Poin keempat melakukan pelaksanaan pengalihan Pegawai KPK sebagaimana dimaksud dalam Pasal 2 rnenjadi PNS atau PPPK sesuai dengan ketentuan peraturan perundang-undangan. Kelima melakukan penetapan kelas jabatan sesuai dengan ketentuan peraturan perundang-undangan. Dan pada Pasal (4) angka 2 menyatakan pelaksanaan pengalihan Pegawai KPK menjadi Pegawai ASN, dilakukan dengan memperhatikan struktur organisasi dan tata kerja di lembaga antirasuah tersebut.

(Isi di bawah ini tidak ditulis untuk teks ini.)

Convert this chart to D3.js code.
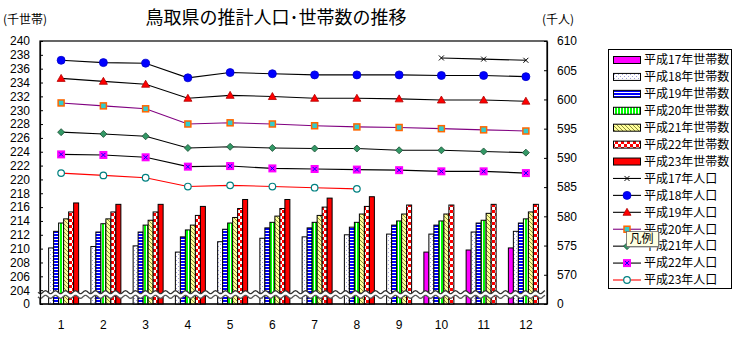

Sedangkan untuk tata cara pengalihan pegawai KPK menjadi ASN diatur lebih lanjut dengan Peraturan KPK dan dalam penyusunan peraturan KPK itu sendiri melibatkan kementerian/lembaga terkait. Untuk proses pengangkatan sendiri dilaksanakan sesuai dengan peraturan perundang-undangan kemudian prosesnya dilakukan setelah struktur organisasi dan tata kerja KPK yang baru ditetapkan.